The goal of this CAREER award is to develop nanoparticles that mimic the structure of cancer cells to enable tumor-specific delivery of ribonucleic acid (RNA) molecules. RNA delivery to tumors is a long-standing problem whose solution has exceptional promise, as RNA can suppress the expression of target genes that facilitate tumor growth. This project will package RNA inside polymeric nanoparticles, which are then "cloaked" with membranes derived from cancer cells, in order to hide the nanoparticles from the immune system and enable specific recognition of tumor cells inside the body. This project will generate the nanoparticles, characterize their material properties, and evaluate their cell-specific and tumor-specific RNA delivery capabilities. For emerging technologies like this to be successfully implemented in the future, a new generation of scientists must be trained how to develop and analyze innovative bio-nanomaterials. Accordingly, this project's educational goal is to create a comprehensive program spanning the K-12, college, and graduate levels that will increase students' exposure to the field and increase the pipeline of students, particularly women and minorities, pursuing careers in bio-nanotechnology. These efforts include the development of a new college course module about membrane-wrapped nanoparticles, the creation of demonstrations about bio-nanomaterials for use in K-12 outreach, and the in-depth training of high school and undergraduate students in bio-nanomaterials via research internships. By integrating the proposed research with these programs and targeting a large and diverse audience, this project will enable the next generation of workers in the field to create innovative solutions to grand challenges at the interface of nanotechnology, biology, materials science, and medicine.

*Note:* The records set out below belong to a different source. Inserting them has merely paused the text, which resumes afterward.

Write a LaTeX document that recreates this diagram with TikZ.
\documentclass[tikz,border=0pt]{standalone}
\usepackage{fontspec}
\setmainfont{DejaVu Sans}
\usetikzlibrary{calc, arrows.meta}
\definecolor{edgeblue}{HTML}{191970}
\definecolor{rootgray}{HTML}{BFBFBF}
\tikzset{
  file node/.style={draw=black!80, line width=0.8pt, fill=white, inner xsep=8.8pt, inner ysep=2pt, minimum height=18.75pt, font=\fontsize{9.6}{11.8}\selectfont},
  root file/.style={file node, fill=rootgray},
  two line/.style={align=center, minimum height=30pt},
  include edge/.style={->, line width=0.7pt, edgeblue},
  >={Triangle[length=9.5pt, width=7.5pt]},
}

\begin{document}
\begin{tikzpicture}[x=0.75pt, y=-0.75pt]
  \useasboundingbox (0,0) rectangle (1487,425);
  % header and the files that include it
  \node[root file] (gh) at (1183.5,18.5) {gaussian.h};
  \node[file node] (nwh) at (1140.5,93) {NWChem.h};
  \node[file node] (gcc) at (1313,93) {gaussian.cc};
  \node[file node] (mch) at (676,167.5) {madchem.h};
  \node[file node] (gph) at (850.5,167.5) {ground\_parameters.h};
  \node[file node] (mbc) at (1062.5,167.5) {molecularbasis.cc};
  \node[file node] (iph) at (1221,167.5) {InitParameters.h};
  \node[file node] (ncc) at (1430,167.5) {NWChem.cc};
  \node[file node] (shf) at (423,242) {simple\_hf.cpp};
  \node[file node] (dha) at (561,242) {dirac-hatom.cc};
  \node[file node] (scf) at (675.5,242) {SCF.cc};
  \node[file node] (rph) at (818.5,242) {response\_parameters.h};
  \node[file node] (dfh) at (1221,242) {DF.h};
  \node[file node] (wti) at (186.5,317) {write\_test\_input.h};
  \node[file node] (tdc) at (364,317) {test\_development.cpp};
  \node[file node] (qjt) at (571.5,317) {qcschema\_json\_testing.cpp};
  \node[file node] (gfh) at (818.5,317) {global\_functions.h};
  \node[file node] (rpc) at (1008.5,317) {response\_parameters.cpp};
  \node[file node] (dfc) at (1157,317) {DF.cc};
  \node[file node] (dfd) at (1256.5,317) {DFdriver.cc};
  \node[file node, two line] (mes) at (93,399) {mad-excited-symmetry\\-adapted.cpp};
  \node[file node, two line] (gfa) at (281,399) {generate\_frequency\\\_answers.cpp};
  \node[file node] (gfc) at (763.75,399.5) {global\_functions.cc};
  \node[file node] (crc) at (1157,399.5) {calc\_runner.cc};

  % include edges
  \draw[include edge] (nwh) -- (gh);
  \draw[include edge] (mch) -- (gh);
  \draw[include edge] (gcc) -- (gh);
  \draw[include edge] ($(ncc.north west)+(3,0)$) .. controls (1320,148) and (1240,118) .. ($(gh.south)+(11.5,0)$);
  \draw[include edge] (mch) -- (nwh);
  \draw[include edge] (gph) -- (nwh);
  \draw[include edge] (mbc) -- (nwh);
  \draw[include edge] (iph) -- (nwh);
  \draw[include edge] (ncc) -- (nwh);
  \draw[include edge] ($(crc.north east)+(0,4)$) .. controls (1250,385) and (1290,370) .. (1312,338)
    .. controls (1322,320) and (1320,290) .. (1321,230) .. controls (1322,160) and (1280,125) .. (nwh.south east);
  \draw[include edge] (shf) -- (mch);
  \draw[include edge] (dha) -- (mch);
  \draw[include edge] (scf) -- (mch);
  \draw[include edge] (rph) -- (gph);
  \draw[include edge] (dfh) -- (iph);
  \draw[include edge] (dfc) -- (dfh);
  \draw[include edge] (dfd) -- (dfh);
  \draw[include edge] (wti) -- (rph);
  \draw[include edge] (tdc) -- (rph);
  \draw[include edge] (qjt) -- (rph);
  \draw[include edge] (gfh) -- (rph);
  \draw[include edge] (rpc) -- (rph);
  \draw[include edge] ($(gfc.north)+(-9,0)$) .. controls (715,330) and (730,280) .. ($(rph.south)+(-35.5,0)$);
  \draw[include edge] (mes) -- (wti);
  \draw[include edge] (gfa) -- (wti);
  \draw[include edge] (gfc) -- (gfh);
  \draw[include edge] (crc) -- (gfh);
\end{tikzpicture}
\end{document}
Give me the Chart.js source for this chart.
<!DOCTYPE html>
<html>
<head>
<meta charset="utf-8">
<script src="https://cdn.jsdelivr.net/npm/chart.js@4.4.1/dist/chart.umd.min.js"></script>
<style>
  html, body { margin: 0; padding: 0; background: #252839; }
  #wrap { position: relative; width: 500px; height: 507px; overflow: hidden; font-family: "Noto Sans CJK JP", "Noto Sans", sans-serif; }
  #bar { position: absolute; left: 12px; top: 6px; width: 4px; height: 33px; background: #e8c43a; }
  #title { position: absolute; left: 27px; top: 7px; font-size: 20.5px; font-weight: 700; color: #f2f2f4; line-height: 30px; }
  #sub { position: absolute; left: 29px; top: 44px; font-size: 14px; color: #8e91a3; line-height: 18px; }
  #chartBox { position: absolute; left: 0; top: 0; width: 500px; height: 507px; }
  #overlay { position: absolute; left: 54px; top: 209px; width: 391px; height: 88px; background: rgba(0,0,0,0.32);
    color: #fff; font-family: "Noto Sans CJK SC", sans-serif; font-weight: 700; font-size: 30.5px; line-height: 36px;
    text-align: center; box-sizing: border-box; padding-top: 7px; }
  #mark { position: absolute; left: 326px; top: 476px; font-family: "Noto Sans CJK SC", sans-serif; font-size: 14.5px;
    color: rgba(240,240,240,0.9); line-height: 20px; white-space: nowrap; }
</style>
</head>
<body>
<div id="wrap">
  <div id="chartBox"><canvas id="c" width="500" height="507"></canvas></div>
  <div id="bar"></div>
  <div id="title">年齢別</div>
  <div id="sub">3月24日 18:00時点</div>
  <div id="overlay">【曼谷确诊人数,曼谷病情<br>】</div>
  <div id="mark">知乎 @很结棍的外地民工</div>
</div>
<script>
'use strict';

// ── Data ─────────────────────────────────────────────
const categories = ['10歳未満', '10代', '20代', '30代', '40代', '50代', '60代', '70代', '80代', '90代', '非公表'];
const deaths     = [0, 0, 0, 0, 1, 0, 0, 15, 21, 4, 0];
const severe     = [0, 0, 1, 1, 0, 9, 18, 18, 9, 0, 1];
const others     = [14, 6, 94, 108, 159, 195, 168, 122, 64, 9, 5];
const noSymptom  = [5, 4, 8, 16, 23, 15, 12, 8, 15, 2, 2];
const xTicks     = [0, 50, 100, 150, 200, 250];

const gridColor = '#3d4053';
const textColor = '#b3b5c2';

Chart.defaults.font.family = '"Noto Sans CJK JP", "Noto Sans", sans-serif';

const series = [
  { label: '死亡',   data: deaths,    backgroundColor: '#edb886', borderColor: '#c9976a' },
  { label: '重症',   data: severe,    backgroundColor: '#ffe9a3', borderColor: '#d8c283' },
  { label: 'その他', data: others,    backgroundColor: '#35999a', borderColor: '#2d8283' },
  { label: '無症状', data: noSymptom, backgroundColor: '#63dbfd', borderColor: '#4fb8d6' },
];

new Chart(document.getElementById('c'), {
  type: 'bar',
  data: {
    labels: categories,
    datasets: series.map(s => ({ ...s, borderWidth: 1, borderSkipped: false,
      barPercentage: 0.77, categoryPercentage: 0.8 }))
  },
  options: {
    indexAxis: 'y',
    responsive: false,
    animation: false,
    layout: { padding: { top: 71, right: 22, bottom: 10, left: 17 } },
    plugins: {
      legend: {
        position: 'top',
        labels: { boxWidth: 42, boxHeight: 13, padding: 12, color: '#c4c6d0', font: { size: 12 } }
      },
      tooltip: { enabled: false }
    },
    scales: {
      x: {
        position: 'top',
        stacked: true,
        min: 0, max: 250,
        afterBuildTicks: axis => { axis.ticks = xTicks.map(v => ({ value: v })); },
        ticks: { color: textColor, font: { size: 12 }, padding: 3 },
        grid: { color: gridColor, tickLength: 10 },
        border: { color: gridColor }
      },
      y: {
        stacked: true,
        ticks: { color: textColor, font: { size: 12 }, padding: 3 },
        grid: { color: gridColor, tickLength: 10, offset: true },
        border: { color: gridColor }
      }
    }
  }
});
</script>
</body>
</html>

TECHNICAL This project will develop cancer cell membrane-wrapped nanoparticles (CCNPs) for targeted RNA delivery to tumors. The use of membrane cloaks to disguise nanoparticles from the immune system and enable tumor-specific delivery is at the forefront of modern cellular engineering, nanotechnology, and materials science, yet the features of these systems that are essential for their application in RNA interference remain unknown. While prior work has shown that covering synthetic nanoparticles with membrane coatings improves systemic delivery of hydrophobic drugs, the ability to provide targeted delivery of hydrophilic RNA cargos, as this project aims to do, has not yet been realized. This project will develop CCNPs for RNA delivery through three aims, which are to: (1) Synthesize CCNPs carrying RNA cargo and characterize their material properties and payload release; (2) Determine how the size and membrane composition of CCNPs influence their ability to engage cell receptors to mediate uptake and RNA payload delivery, and; (3) Demonstrate the homotypic targeting of CCNPs carrying RNA cargo both in vitro and in vivo. Together, these aims will advance fundamental knowledge of CCNP technology and produce a new platform that may improve the study and treatment of cancer. This project will also integrate this research into educational activities in order to inspire and prepare students for careers in STEM and bio-nanotechnology. The educational aims are to: (1) Create a new module about "membrane-wrapped nanoparticles for cargo delivery" for the Engineering Biomedical Nanostructures (EBN) course in the engineering curriculum; (2) Work with students in the EBN course to develop bio-nanomaterials demos for use in K-12 outreach facilitated by the University of Delaware Lending Library, and; (3) Engage high school and undergraduate students from groups underrepresented in STEM in bio-nanomaterials research via internships. These educational efforts will be evaluated annually to confirm their success in increasing the pipeline of students pursuing higher education and careers in bio-nanotechnology and other STEM disciplines.
This award reflects NSF's statutory mission and has been deemed worthy of support through evaluation using the Foundation's intellectual merit and broader impacts review criteria.